If the Mountain West Conference Tournament opened this week and the top two seeds played their way to the championship round, as they did a year ago, the league’s worst Pepsi Center nightmare would become a reality.

Vacant seats all around.

League-leading San Diego State (15-6, 8-1) and second-place UNLV (13-8, 7-2) typically send the fewest fans to Denver. UNLV can count on forward Louis Amundson to at least draw his friends and family from Boulder.

But the lone attendance highlight in two years at the Pepsi Center was last year’s finale, when fans of No. 2 seed New Mexico drove up I-25 for the New Mexico-Utah men’s-women’s championship doubleheader. Give the league credit for admitting the mistake of moving the tournament to Denver and correcting it by returning to Las Vegas next season. But the reversal won’t come in time to help league coffers this season.

MWC commissioner Craig Thompson said, “This is the third year in Denver, and it’s probably the slowest sales to date.” He was referring to the 450-ticket allotment for each school. He attributed the slow start to a “wait-and-see” attitude given the league’s parity.

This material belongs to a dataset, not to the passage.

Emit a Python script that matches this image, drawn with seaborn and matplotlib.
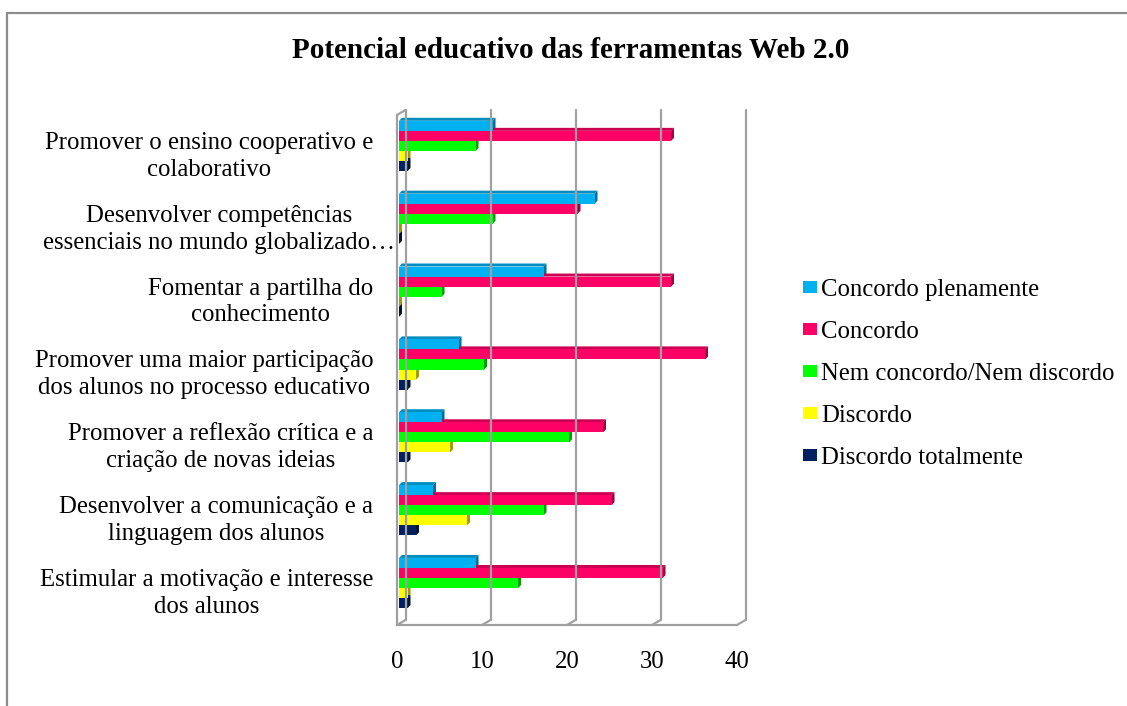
import matplotlib
matplotlib.use("Agg")
import matplotlib.pyplot as plt
from matplotlib.lines import Line2D
from matplotlib.patches import Patch, Polygon
from matplotlib.transforms import ScaledTranslation
import matplotlib.colors as mcolors
import numpy as np
import pandas as pd
import seaborn as sns

# ---------------- data ----------------
title = "Potencial educativo das ferramentas Web 2.0"
categories = [
    "Promover o ensino cooperativo e\ncolaborativo",
    "Desenvolver competências\nessenciais no mundo globalizado…",
    "Fomentar a partilha do\nconhecimento",
    "Promover uma maior participação\ndos alunos no processo educativo",
    "Promover a reflexão crítica e a\ncriação de novas ideias",
    "Desenvolver a comunicação e a\nlinguagem dos alunos",
    "Estimular a motivação e interesse\ndos alunos",
]
series = ["Concordo plenamente", "Concordo", "Nem concordo/Nem discordo",
          "Discordo", "Discordo totalmente"]
concordo_plenamente = [11, 23, 17, 7, 5, 4, 9]
concordo = [32, 21, 32, 36, 24, 25, 31]
nem_nem = [9, 11, 5, 10, 20, 17, 14]
discordo = [1, 0, 0, 2, 6, 8, 1]
discordo_totalmente = [1, 0, 0, 1, 1, 2, 1]
x_ticks = [0, 10, 20, 30, 40]

colors = ["#00B0F0", "#FF0066", "#00FF00", "#FFFF00", "#002060"]

values = [concordo_plenamente, concordo, nem_nem, discordo, discordo_totalmente]
rows = []
for s, vals in zip(series, values):
    for c, v in zip(categories, vals):
        rows.append({"cat": c, "series": s, "val": v})
df = pd.DataFrame(rows)


def darker(c, f):
    r, g, b = mcolors.to_rgb(c)
    return (r * f, g * f, b * f)


# ---------------- figure ----------------
sns.set_style("white")
plt.rcParams["font.family"] = ["Liberation Serif", "DejaVu Serif"]
plt.rcParams["text.color"] = "black"
plt.rcParams["xtick.labelcolor"] = "black"
plt.rcParams["ytick.labelcolor"] = "black"

W, H = 1127, 706
DPI = 100
FS = 17.8
fig = plt.figure(figsize=(W / DPI, H / DPI), dpi=DPI)
fig.patch.set_facecolor("white")

ax_l, ax_r, ax_t, ax_b = 397, 737, 115, 625
ax = fig.add_axes([ax_l / W, 1 - ax_b / H, (ax_r - ax_l) / W, (ax_b - ax_t) / H])
ax.set_facecolor("none")

sns.barplot(data=df, y="cat", x="val", hue="series", order=categories,
            hue_order=series, palette=colors, orient="h", width=0.69,
            saturation=1, dodge=True, legend=False, ax=ax, errorbar=None,
            zorder=5)

n = len(categories)
ax.set_xlim(0, 40)
ax.set_ylim(n - 0.5, -0.5)

# 3-D look: shift front faces, add side / top faces derived from each bar
shift = ScaledTranslation(2 / DPI, 5.5 / DPI, fig.dpi_scale_trans)
sx = ax.transData.transform((1, 0))[0] - ax.transData.transform((0, 0))[0]
sy = abs(ax.transData.transform((0, 1))[1] - ax.transData.transform((0, 0))[1])
ddx, ddy = 3.0 / sx, 3.0 / sy
bars = list(ax.patches)
for i, p in enumerate(bars):
    si = i // n
    col = colors[si] if si < len(colors) else "#888888"
    p.set_linewidth(0)
    p.set_transform(ax.transData + shift)
    x0, w = p.get_x(), p.get_width()
    y0, h = p.get_y(), p.get_height()   # y0 is the visual top (inverted axis)
    x1, yb = x0 + w, y0 + h
    side = Polygon([(x1, yb), (x1 + ddx, yb - ddy), (x1 + ddx, y0 - ddy), (x1, y0)],
                   closed=True, facecolor=darker(col, 0.62), edgecolor="none",
                   transform=ax.transData + shift, zorder=3)
    top = Polygon([(x0, y0), (x0 + ddx, y0 - ddy), (x1 + ddx, y0 - ddy), (x1, y0)],
                  closed=True, facecolor=darker(col, 0.8), edgecolor="none",
                  transform=ax.transData + shift, zorder=3)
    ax.add_patch(side)
    ax.add_patch(top)

ax.set_xlabel("")
ax.set_ylabel("")
ax.set_xticks(x_ticks)
ax.set_xticklabels([str(t) for t in x_ticks])

grid_c = "#A0A0A0"
for sp in ["top", "right"]:
    ax.spines[sp].set_visible(False)
for sp in ["left", "bottom"]:
    ax.spines[sp].set_color(grid_c)
    ax.spines[sp].set_linewidth(1.6)
    ax.spines[sp].set_zorder(6)

ax.tick_params(axis="x", direction="out", length=6, width=1.6, color=grid_c,
               labelsize=FS, pad=13)
ax.set_yticks(np.arange(n))
ax.set_yticks(np.arange(n + 1) - 0.5, minor=True)
ax.tick_params(axis="y", which="major", length=0, labelsize=FS, pad=17)
ax.tick_params(axis="y", which="minor", direction="out", length=5, width=1.6,
               color=grid_c)
for lab in ax.get_yticklabels():
    lab.set_multialignment("center")
    lab.set_linespacing(1.28)
    lab.set_color("black")
for lab in ax.get_xticklabels():
    lab.set_color("black")
# the truncated label overflows to the right in the original
lbl = ax.get_yticklabels()[1]
lbl.set_transform(lbl.get_transform() + ScaledTranslation(22 / DPI, 0, fig.dpi_scale_trans))

# back-wall gridlines (3-D depth offset) and connecting diagonals
fig.canvas.draw()
dx, dy = 8.5, 5
for t in x_ticks:
    x0, yb = ax.transData.transform((t, n - 0.5))
    _, yt = ax.transData.transform((t, -0.5))
    fig.add_artist(Line2D([(x0 + dx) / W, (x0 + dx) / W], [(yb + dy) / H, (yt + dy) / H],
                          color=grid_c, lw=1.6, zorder=1))
    fig.add_artist(Line2D([x0 / W, (x0 + dx) / W], [yb / H, (yb + dy) / H],
                          color=grid_c, lw=1.6, zorder=1))
x0, yt = ax.transData.transform((0, -0.5))
fig.add_artist(Line2D([x0 / W, (x0 + dx) / W], [yt / H, (yt + dy) / H],
                      color=grid_c, lw=1.6, zorder=1))

# title
fig.text(571 / W, 1 - 50 / H, title, ha="center", va="center",
         fontsize=21, fontweight="bold", color="black")

# legend
fs_px = FS * DPI / 72
handles = [Patch(facecolor=c, edgecolor="none") for c in colors]
leg = fig.legend(handles, series, loc="center left",
                 bbox_to_anchor=(803 / W, 1 - 374 / H), frameon=False,
                 fontsize=FS, handlelength=14 / fs_px, handleheight=10 / fs_px,
                 handletextpad=0.17, labelspacing=0.81, borderpad=0,
                 borderaxespad=0)
for t in leg.get_texts():
    t.set_color("black")

# outer chart border (cropped: only left and top visible)
bc = "#8C8C8C"
fig.add_artist(Line2D([7 / W, 7 / W], [0, 1 - 13 / H], color=bc, lw=1.6))
fig.add_artist(Line2D([7 / W, 1], [1 - 13 / H, 1 - 13 / H], color=bc, lw=1.6))

fig.savefig("out.png", dpi=DPI)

He suspects fans of the Front Range schools are waiting on the starting times for first-round games and for individual date sales. Left unsaid by Thompson is the fact Colorado State is looking at a Tuesday play-in game against Texas Christian to even make the tournament.

Thompson remains perplexed by Denver’s ability to sell out early for NCAA opening weekend games but not support the MWC Tournament, even when there were two obvious first-round draft picks a year ago at the Pepsi Center: Utah’s Andrew Bogut and New Mexico’s Danny Granger.

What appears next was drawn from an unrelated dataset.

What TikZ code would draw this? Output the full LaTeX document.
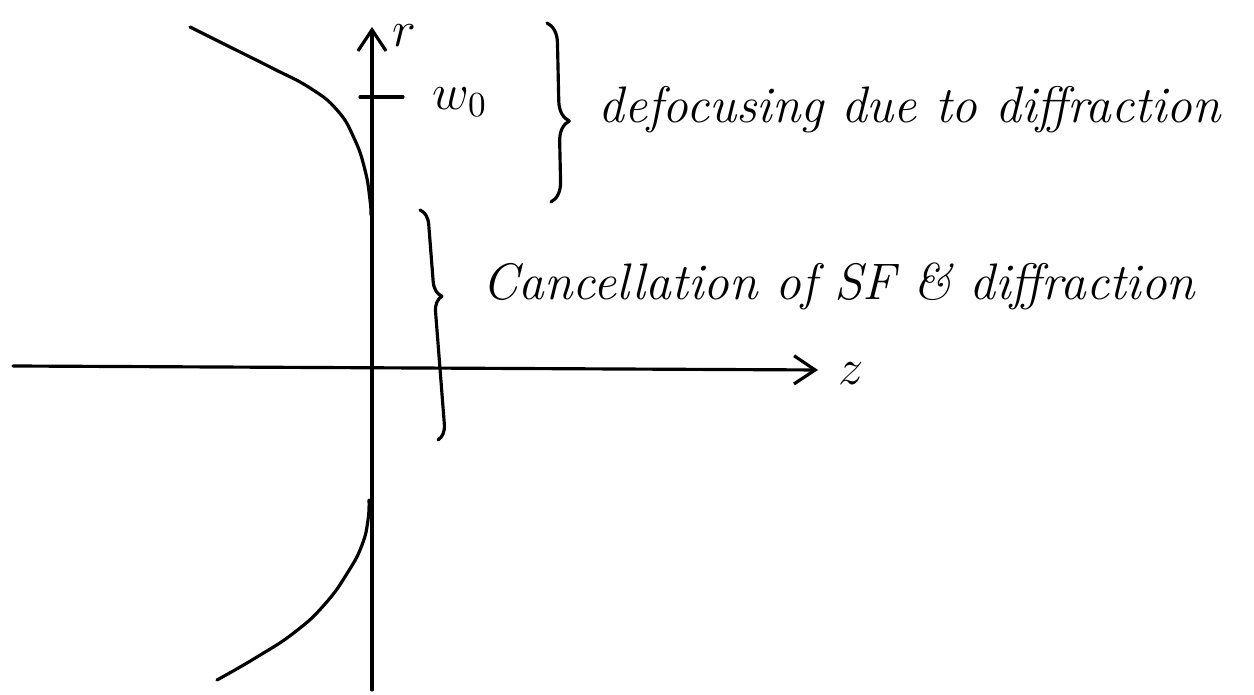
\documentclass[tikz,border=0pt]{standalone}
\usetikzlibrary{arrows.meta,decorations.pathreplacing}
\tikzset{
  hand/.style={black, line width=0.9pt, line cap=round, line join=round},
  axis/.style={hand, -{Straight Barb[length=6pt,width=8pt]}},
  curlybrace/.style 2 args={hand, decorate,
    decoration={brace, amplitude=#1, aspect=#2}},
  lbl/.style={inner sep=0pt, font=\fontsize{14.6}{17}\selectfont\itshape},
}
\begin{document}
\begin{tikzpicture}[x=0.01cm, y=-0.01cm]
  \useasboundingbox (0,0) rectangle (1254,695);
  % axes
  \coordinate (rbot) at (372,690);
  \coordinate (rtop) at (372,27);
  \coordinate (zleft) at (13,366);
  \coordinate (zright) at (818,370);
  \draw[axis] (rbot) -- (rtop);
  \draw[axis] (zleft) -- (zright);
  \node[lbl, anchor=west] (rlab) at (392,36) {$r$};
  \node[lbl, anchor=west] (zlab) at (838,374) {$z$};
  % beam waist tick
  \coordinate (tickl) at (360,97);
  \coordinate (tickr) at (403,97);
  \draw[hand] (tickl) -- (tickr);
  \node[lbl, anchor=west] (wlab) at (432,102) {$w_0$};
  % beam edge
  \draw[hand] plot[smooth, tension=0.8]
    coordinates {(190,27) (232,48) (272,68) (310,88) (337,110)
                 (354,138) (365,170) (370,200) (371,215)};
  \draw[hand] plot[smooth, tension=0.8]
    coordinates {(217,680) (257,657) (295,632) (325,604) (348,572)
                 (362,545) (368,520) (369,500)};
  % braces
  \draw[curlybrace={5.7pt}{0.55}] (547,23) -- (551,202);
  \node[lbl, anchor=base west] (defoc) at (598,123)
    {defocusing due to diffraction};
  \draw[curlybrace={4.3pt}{0.38}] (420,210) -- (438,440);
  \node[lbl, anchor=base west] (cancel) at (482,300)
    {Cancellation of SF \& diffraction};
\end{tikzpicture}
\end{document}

“I don’t think locally people got too energized to see those two draft picks,” Thompson said. “I’d like to know the mind-set of those local fans and why they buy a ticket to see Syracuse, Maryland and Texas when the NCAA came in but not Bogut and Granger.”

Schedule lottery

BYU travels up the road to Utah tonight for a rare midweek meeting between rivals. The Utah teams are used to playing Saturday or on a Big Monday telecast.

“It’s where it’s at. Crowd-wise you’d like to have it on a Saturday, but it’s not my decision,” Utah coach Ray Giacoletti said.

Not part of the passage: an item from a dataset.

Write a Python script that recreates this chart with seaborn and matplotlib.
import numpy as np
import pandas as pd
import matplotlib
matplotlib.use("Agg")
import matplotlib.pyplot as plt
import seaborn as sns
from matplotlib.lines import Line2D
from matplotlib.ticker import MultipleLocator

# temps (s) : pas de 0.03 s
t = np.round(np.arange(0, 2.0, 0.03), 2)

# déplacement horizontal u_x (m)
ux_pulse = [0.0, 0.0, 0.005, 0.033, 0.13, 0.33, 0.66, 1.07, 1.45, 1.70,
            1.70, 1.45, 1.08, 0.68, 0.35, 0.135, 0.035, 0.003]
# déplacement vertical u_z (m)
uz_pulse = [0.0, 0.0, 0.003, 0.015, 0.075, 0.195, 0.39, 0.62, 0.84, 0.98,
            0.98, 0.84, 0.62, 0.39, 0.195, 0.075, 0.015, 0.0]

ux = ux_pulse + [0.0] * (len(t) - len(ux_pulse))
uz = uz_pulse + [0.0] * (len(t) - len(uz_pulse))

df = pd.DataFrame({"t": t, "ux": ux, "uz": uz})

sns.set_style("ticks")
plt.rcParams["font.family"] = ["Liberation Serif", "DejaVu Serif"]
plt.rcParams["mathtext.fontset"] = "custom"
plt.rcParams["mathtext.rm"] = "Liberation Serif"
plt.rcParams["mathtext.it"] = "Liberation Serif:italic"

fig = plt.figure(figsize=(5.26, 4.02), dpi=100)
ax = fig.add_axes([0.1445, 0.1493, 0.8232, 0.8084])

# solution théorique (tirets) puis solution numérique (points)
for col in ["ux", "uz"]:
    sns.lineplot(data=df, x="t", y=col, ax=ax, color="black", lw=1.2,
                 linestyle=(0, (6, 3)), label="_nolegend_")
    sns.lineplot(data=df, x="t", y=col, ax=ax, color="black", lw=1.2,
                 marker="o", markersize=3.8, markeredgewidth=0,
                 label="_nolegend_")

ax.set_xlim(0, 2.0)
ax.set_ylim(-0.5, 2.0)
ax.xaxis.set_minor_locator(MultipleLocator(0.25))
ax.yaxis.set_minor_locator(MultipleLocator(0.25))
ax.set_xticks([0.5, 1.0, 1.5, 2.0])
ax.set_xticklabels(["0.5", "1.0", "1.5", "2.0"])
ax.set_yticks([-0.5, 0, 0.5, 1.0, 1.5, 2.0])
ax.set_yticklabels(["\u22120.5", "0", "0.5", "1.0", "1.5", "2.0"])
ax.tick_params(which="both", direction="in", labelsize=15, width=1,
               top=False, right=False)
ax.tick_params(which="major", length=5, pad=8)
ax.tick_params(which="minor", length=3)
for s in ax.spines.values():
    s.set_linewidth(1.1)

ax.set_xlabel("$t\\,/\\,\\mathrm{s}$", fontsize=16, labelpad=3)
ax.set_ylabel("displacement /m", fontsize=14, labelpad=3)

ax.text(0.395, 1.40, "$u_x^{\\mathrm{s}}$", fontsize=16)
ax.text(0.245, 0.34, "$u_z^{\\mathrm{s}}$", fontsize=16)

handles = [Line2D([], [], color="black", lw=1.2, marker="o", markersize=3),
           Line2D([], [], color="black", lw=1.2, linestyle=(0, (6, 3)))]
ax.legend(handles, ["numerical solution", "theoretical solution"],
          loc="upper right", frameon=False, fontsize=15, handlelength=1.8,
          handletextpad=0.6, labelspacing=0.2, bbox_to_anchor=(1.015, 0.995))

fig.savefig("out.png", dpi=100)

The rivalry scheduling is just another casualty of the nine-team computer-fed format this season. Between Colorado State playing four of its first five games on the road and the elimination of a week of pre-rivalry buildup, the computer formatting has been as random as buying a quick-pick lottery ticket.

Footnotes

When BYU ended New Mexico’s 21-game home winning streak last week, it marked the third time BYU snapped a lengthy Lobos home-court winning streak. The Cougars ended a 41-game streak in 1998 and a 24-game streak in 1975. … With BYU’s midseason surge, the Cougars’ Dave Rose has jumped into what had been a two-man race for MWC coach of the year between San Diego State’s Steve Fisher and Air Force’s Jeff Bzdelik.

The improvement by junior college transfer guard Rashaun Broadus and the rapid maturation of freshman center Trent Plaisted have boosted the Cougars.